The Stralis Has a Bit of an Image Issue

Stralis has a bit of an image issue

While the Stralis is hugely popular in Southern Europe, particularly Spain and Italy, the Stralis has a bit of an image issue with some UK drivers, reckons Diesel News’ European Correspondent, Will Shiers. Much of this stems from its interiors, which while perfectly competent, aren’t as plush as some rivals. It doesn’t matter how great a truck is to drive, if the interior lets it down, it will never win over drivers. 

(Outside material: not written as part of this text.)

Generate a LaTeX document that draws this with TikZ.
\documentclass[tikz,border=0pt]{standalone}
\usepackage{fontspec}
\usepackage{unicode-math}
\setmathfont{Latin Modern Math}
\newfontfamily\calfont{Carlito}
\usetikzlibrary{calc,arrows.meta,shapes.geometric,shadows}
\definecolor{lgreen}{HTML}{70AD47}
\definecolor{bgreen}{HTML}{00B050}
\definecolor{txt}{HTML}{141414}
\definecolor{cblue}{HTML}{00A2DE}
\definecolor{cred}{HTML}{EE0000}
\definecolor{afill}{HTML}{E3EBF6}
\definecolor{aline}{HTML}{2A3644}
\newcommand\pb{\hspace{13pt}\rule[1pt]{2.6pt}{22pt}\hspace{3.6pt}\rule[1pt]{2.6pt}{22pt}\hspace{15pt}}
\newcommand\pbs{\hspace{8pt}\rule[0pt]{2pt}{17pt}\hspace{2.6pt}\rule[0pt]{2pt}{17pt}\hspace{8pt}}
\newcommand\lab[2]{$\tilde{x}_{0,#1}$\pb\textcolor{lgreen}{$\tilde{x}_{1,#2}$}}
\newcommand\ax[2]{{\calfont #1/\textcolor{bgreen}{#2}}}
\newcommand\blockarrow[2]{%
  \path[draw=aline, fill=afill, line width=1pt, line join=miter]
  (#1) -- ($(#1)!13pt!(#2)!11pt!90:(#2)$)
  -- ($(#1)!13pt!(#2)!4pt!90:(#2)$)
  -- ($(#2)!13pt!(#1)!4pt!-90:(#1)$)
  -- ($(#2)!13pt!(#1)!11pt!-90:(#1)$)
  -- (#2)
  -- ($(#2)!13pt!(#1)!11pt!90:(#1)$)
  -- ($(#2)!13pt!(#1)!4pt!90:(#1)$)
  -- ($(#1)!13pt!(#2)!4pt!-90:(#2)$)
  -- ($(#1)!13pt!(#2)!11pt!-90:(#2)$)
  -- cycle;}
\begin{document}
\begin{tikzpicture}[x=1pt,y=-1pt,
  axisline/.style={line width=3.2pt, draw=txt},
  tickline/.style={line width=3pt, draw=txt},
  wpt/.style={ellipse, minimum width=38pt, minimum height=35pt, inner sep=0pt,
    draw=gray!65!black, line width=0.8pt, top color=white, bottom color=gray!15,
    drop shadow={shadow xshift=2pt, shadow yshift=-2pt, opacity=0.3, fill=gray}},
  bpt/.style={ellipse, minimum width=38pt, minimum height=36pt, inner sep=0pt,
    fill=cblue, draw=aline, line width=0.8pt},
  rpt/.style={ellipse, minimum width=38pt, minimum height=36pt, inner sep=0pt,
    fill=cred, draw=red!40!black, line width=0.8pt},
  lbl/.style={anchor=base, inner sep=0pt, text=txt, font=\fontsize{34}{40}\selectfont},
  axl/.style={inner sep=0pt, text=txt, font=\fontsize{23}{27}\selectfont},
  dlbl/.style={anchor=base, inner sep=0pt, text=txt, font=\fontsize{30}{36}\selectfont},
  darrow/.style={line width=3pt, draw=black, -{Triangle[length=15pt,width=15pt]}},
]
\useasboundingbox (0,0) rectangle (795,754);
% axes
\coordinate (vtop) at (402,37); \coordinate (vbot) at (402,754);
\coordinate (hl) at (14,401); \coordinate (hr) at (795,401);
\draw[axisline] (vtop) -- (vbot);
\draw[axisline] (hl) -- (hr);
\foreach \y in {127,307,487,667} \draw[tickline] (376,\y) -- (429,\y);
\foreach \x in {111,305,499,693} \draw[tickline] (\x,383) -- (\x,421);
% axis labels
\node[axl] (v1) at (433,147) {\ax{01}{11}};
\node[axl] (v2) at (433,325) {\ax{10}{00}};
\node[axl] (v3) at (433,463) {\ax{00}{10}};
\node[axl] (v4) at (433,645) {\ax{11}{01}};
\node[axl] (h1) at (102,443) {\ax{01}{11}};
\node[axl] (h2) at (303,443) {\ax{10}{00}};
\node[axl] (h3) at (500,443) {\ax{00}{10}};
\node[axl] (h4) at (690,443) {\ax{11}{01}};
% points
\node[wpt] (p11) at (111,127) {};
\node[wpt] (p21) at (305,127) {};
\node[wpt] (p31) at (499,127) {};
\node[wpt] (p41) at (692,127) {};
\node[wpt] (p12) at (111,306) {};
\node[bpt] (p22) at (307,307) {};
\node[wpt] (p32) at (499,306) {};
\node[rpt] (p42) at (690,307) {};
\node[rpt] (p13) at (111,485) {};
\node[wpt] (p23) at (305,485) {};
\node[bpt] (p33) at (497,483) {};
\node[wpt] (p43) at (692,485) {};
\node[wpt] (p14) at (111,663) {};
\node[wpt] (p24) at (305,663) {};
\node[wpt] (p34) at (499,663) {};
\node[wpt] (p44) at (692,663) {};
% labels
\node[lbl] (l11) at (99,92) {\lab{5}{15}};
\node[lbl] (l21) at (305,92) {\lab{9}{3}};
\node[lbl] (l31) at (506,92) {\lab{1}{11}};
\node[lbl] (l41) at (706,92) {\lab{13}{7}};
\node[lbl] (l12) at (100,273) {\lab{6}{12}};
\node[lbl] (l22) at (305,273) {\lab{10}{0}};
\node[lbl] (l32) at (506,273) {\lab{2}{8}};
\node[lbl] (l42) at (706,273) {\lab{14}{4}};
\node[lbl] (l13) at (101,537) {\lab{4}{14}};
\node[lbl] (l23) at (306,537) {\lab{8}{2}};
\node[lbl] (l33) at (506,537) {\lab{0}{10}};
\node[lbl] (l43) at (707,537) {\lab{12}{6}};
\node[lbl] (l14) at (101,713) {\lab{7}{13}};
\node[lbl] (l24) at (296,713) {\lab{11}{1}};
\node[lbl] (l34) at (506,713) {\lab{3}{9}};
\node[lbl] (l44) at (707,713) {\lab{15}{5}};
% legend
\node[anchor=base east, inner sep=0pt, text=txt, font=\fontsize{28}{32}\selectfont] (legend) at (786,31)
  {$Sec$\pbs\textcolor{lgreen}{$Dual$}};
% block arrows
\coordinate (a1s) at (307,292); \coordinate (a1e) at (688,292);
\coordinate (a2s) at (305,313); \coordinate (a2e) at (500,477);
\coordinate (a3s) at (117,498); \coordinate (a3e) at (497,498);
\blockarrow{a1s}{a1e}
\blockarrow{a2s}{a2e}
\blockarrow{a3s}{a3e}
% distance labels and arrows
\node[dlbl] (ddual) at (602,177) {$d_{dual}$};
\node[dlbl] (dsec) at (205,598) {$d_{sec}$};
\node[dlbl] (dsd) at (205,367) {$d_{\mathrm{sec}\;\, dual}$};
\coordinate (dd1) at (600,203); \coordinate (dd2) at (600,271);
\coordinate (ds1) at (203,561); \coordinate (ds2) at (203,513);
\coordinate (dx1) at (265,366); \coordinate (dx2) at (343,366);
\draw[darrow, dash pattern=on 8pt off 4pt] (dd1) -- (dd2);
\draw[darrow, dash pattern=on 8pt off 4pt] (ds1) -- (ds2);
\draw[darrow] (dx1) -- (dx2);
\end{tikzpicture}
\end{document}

With this in mind, when test driving its new replacement the Iveco S-Way, what I want to see is plenty of soft-touch high-quality plastics, leather, a splash of coloured stitching here and there, and maybe some wood or brushed aluminium accents. But most importantly, absolutely no lowest-bidder plastics! This is Iveco’s chance to really raise its game.

When I climb the well-positioned steps (still only three of them despite the higher cab), and take my first look, I’m a little underwhelmed. It all appears to be perfectly good, with better quality materials, and definitely represents a massive improvement over Stralis, but it’s just a bit average.

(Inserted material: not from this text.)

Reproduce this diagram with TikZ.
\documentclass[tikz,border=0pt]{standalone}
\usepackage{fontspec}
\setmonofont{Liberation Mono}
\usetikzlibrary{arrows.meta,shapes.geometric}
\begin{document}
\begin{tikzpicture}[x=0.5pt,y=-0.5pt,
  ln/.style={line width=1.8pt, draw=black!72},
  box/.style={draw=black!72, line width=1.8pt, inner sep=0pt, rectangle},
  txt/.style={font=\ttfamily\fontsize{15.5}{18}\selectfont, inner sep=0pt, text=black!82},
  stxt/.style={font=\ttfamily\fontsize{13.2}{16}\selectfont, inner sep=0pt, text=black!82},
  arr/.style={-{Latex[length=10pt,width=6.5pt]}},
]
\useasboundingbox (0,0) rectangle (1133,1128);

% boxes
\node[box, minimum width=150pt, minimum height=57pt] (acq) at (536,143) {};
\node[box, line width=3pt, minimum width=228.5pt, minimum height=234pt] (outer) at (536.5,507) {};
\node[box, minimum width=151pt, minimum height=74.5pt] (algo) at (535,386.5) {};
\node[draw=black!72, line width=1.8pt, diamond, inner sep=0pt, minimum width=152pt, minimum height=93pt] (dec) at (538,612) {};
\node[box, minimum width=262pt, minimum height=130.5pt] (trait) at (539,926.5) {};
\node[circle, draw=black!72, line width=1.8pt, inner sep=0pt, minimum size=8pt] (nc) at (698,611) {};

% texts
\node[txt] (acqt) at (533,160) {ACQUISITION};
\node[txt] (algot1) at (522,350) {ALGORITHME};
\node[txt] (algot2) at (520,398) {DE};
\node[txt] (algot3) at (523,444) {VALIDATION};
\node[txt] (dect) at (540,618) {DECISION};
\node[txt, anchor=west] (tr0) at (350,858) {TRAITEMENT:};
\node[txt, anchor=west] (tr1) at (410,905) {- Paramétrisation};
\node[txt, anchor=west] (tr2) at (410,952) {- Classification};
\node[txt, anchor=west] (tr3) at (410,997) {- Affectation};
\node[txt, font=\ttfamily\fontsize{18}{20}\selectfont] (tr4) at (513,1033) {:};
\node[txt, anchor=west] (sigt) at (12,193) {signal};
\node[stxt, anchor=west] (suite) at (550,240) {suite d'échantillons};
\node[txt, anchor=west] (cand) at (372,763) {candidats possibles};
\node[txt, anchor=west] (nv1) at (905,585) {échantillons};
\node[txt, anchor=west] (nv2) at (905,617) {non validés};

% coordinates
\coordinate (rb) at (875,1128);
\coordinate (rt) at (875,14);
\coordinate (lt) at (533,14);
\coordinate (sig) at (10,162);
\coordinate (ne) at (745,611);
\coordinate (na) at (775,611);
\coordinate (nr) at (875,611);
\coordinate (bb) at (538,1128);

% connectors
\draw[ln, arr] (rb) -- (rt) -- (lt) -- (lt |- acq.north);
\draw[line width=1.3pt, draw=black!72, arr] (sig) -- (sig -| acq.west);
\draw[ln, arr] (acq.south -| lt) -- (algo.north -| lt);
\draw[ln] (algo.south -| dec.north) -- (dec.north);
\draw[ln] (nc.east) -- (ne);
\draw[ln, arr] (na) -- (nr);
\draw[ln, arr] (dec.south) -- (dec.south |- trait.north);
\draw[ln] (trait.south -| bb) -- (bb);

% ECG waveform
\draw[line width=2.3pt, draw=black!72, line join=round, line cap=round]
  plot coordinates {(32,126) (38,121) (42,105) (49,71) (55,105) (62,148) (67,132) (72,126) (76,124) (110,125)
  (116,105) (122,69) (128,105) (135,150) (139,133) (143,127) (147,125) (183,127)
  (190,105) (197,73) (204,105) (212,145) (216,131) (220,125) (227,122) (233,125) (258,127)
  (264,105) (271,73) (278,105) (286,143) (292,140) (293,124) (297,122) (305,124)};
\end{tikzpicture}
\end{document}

When trucks are in development there are normally battles between the design department and the accounts department. And on this occasion, I can’t help but feel that the good guys won the argument with the exterior, and bad guys won with the interior!

But there are still plenty of highlights inside, perhaps the most significant being the additional space. As the cab sits higher, the engine tunnel has been reduced from 205mm to 95mm. The redesigned roof gives 2.15m of standing space, and there’s more room for moving about too, helped by the recessed middle over-screen locker. Storage has been greatly enhanced, and I like the console on the floor in the centre of the dashboard, which features cup-holders and an A4 drawer. 

 

Stralis has a bit of an image issue

 

 

The one-piece lower bunk is wider, and the bed module, which controls the lighting, heating, radio and door locks, is now positioned centrally. Pockets and USB ports are located at both ends, meaning the driver can sleep either way around. 

The driver’s seat is new, has a thicker cushion, and 4.5cm more vertical movement.

A new multi-function steering wheel, with 22 switches, puts a lot of controls at the driver’s fingertips. Everything on the left is related to the infotainment, and everything on the right assists with driving. It’s squared off at the base, which should be welcomed by more rotund drivers. 

The ignition has been moved higher up, freeing up leg space. Now it consists of a slot for an electronic key and a stop-start button. A mechanical handbrake has been retained.

The dashboard incorporates a 7in touch-screen infotainment system, with DAB radio and phone mirroring using Apple Car Play. It’s Bluetooth-equipped, has voice recognition and a dedicated truck navigation system. The driver can also use it to access a Driving Style Evaluation tool.

Lighting has been enhanced, with LED dimmable ceiling lamps. They are activated by a rotary controlled switch, located on the upper shelf above the driver. 

So, you see, there have been some massive improvements to the interior, it’s just that Iveco hasn’t set a new standard.